A town in Ukraine (Mohyliv-Podilsky), located on the Dniester river. It is one of the major crossing points from Bessarabia (today the Moldovan Republic) to the Ukraine. After Nazi Germany attacked the Soviet Union in June 1941, the allied German and Romanian armies occupied Bessarabia and Bukovina, previously Soviet territories. In August 1941 the Romanians began to send Jewish deportees over the Dniester river to Transnistria, which was then under German occupation. More than 50,000 Jews marched through the town, approximately 15,000 were able to stay there. The others were deported to camps established in many towns of Transnistria.

13 Kolkhoz

In the Soviet Union the policy of gradual and voluntary collectivization of agriculture was adopted in 1927 to encourage food production while freeing labor and capital for industrial development. In 1929, with only 4% of farms in kolkhozes, Stalin ordered the confiscation of peasants' land, tools, and animals; the kolkhoz replaced the family farm.

14 Shargorod

A town in Ukraine, also known as Sharigrad. During World War II Jews from Romania were deported to various towns in Transnistria, which was then under German occupation. Large-scale deportations began in August 1941, after Romania and Germany occupied the previously Soviet territories of Bessarabia (today the Moldovan Republic) and Bukovina. Jews from the newly occupied Romanian lands (Bessarabia and Bukovina), as well as from Romania were sent over the Dniester river to Transnistria. The severe living conditions, the harsh winter and a typhus epidemic contributed to the large number of deaths in the camps established in many towns of Transnistria.

15 Sovkhoz

state-run agricultural enterprise. The first sovkhoz yards were created in the USSR in 1918. According to the law the sovkhoz property was owned by the state, but it was assigned to the sovkhoz which handled it based on the right of business maintenance.

16 Stalingrad Battle

17th July 1942 – 2nd February 1943. The South-Western and Don Fronts stopped the advance of German armies in the vicinity of Stalingrad. On 19th and 20th November 1942 the Soviet troops undertook an offensive and encircled 22 German divisions (330,000 people) and eliminated them. On 31st January 1943 the remains of the 6th German army headed by General Field Marshal Paulus surrendered (91,000 people). The victory in the Stalingrad battle was of huge political, strategic and international significance.

17 Mass emigration from Romania after World War II

After World War II the number of Jewish people emigrating from Romania to Israel was much higher than in earlier periods. This was urged not only by the establishment in 1948 of Israel, and thus by the embodiment of an own state, but also by the general disillusionment caused by the attitude of the receiving country and nation during World War II. Between 1919 and 1948 a number of 41,000 Jews from Romania left for Israel, while between May 1948 (the establishment of Israel) and 1995 this number increased to 272,300. The emigration flow was significantly influenced after 1948 by the current attitude of the communist regime towards the aliyah issue, and by its diplomatic relations with Israel.
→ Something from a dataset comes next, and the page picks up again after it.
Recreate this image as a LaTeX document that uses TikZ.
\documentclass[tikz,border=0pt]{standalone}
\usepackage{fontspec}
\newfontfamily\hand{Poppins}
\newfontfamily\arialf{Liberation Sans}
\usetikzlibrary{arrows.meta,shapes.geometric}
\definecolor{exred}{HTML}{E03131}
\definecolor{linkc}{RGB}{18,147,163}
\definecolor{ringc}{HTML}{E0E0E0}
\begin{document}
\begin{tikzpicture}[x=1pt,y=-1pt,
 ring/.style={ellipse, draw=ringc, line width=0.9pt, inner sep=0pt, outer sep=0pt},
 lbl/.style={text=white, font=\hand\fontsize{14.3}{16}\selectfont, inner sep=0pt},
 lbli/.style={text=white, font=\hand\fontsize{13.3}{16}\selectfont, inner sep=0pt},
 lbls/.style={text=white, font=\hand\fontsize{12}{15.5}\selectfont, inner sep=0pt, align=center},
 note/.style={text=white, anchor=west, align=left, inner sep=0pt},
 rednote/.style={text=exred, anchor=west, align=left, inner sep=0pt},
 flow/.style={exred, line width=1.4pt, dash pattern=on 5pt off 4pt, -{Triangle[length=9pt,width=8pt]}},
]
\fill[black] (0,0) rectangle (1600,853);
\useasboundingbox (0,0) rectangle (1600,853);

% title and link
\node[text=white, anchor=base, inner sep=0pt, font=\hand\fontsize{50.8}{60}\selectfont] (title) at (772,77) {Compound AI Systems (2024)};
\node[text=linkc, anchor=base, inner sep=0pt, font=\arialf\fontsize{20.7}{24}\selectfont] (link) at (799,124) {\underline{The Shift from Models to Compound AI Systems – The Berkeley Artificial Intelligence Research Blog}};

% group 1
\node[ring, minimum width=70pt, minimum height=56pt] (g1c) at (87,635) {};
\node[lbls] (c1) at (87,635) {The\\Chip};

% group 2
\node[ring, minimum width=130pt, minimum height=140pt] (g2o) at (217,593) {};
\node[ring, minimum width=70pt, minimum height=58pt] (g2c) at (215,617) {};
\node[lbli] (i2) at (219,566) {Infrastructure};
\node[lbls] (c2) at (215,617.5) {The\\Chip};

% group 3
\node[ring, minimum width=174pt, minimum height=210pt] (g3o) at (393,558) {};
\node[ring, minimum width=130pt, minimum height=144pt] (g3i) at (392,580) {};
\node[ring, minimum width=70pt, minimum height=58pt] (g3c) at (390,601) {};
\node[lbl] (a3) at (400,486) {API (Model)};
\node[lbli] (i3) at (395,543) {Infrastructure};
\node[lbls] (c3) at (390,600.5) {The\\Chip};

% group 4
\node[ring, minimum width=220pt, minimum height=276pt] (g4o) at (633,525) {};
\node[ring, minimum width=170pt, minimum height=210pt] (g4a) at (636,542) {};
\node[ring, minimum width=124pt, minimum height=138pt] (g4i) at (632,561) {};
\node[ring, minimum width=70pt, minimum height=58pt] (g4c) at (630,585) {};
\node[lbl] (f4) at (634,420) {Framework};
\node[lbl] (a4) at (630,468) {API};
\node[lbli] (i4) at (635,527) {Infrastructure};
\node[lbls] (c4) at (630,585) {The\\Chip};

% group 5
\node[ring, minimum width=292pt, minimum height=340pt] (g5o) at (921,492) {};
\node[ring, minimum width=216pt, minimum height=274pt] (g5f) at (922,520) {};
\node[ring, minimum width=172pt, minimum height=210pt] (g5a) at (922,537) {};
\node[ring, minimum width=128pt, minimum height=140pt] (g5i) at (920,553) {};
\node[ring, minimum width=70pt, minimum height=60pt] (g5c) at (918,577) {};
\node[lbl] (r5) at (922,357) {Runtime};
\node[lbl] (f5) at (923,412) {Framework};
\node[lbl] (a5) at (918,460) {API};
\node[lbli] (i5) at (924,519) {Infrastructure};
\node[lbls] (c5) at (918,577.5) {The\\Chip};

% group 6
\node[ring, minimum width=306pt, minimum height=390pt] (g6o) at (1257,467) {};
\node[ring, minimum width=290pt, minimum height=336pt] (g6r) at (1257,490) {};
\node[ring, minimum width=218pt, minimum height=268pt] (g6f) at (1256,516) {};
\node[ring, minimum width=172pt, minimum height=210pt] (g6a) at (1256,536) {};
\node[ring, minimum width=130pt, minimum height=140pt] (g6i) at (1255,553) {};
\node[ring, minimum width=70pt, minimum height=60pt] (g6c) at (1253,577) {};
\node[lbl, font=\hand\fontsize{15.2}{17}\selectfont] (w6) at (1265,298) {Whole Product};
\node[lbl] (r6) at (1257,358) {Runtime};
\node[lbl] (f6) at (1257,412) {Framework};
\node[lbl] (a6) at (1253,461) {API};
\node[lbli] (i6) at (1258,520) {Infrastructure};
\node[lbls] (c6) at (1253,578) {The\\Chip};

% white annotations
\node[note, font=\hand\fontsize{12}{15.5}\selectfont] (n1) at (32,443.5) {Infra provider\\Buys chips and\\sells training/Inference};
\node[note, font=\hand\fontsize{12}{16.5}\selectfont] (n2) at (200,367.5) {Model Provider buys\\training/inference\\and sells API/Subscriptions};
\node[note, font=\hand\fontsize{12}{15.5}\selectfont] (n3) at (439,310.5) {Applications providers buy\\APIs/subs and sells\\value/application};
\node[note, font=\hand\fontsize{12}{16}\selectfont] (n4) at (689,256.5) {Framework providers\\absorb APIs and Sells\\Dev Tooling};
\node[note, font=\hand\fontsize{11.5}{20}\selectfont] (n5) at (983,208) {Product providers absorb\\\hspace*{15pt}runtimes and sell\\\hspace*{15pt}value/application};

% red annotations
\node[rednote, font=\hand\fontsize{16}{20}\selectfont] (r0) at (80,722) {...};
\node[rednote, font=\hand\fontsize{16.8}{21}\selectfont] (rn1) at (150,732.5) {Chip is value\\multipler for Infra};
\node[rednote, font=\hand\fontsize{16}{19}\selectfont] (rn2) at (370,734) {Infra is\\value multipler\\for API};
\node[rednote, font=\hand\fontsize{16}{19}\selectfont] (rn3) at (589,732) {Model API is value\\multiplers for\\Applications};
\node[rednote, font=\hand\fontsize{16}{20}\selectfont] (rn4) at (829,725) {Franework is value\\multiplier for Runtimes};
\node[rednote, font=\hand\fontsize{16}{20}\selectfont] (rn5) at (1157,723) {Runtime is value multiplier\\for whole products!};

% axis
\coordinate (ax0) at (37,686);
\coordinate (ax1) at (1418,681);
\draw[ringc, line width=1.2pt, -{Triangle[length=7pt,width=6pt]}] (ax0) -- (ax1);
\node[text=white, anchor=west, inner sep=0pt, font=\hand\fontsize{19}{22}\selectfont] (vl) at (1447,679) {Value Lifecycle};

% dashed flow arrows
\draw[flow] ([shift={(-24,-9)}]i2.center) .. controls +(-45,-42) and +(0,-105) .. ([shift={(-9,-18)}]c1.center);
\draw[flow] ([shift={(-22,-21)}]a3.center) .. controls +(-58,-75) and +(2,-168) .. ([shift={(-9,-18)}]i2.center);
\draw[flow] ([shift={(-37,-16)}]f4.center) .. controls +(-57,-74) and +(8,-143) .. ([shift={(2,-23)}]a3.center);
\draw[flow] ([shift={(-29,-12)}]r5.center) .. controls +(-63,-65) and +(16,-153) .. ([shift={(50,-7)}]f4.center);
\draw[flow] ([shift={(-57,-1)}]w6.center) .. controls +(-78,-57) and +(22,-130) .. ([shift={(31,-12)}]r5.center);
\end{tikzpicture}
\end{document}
The main emigration flows were between 1948-1951 (116,500 persons), 1958-1966 (106,200 persons) and 1969-1974 (17,800 persons).

18 Romanian Revolution of 1989

In December 1989, a revolt in Romania deposed the communist dictator Ceausescu. Anti-government violence started in Timisoara and spread to other cities. When army units joined the uprising, Ceausescu fled, but he was captured and executed on 25th December along with his wife. A provisional government was established, with Ion Iliescu, a former Communist Party official, as president. In the elections of May 1990 Iliescu won the presidency and his party, the Democratic National Salvation Front, obtained an overwhelming majority in the legislature.